Sunday, February 25, 2024

High-sugar product ingredients printed using low contrast colors

 

After deciding to cut any foods with corn syrup from my diet, I've noticed many products print their ingredients with low-contrast colors, such as white text on light-colored backgrounds.

My awareness of web accessibility requirements further brings the problem to my attention and I suspect that companies are deliberately masking their ingredients to prevent buyers from avoiding high-sugar products. 

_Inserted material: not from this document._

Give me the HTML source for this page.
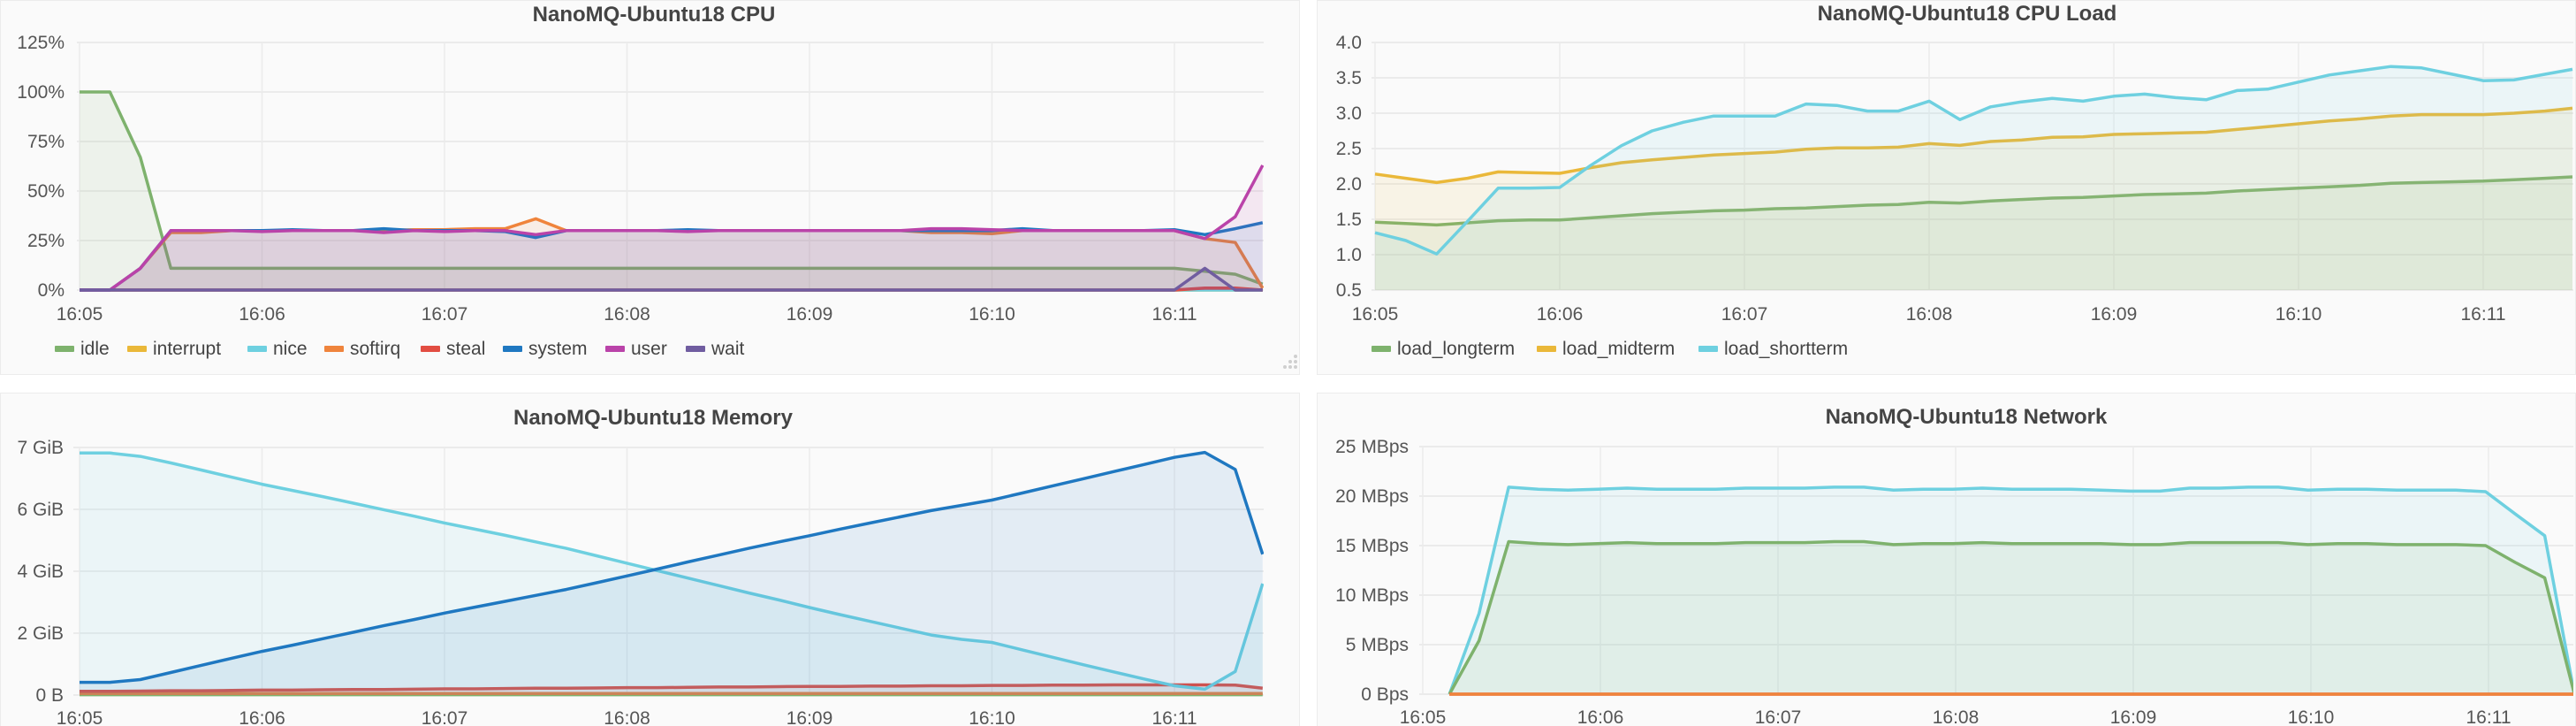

The simple solution is to list ingredients using black text. 

Arizona Tea may not encourage their customers to read the ingredients, but they sure as hell ensure scanners can read the bar code.

Today, I noticed Arizona Tea Fruit Snacks, below.

Reading the ingredients online, I see:

PEAR JUICE FROM FRUIT JUICE CONCENTRATE, GLUCOSE SYRUP, SUGAR, MODIFIED FOOD STARCH (CORN), GELATIN, DEXTROSE; CITRIC ACID, GREEN TEA EXTRACT; NATURAL FLAVOR, FRUIT & VEGETABLE JUICE FOR COLOR (ELDERBERRY, GRAPE, SPIRULINA, TURMERIC); COLOR (PAPRIKA OLEORESIN); CARNAUBA WAX.

With turmeric, spirulina, and the anti-oxidants from the green tea extract, I'd better double up on my Arizona Fruit Snacks to prevent cancer.

The product description refers to the snack as "guilt-free" on the basis of being fat and gluten-free - a similar argument listed on candy packaging such as candy corn and gummy worms (which I love):

"From your favorite beverage to your next healthier snack time staple. AriZona Green Tea Fruit Snacks gives you 100% real fruit and only 100 calories per serving in the perfect little package. Enjoy Original, Apple, Mandarin and Plum Blueberry in this bite-size, fat free, gluten free, preservative free and 100% guilt free treat!"

Online reference suggests glucose syrup and corn syrup have equally adverse health effects.

I'll likely add additional example photos to this entry.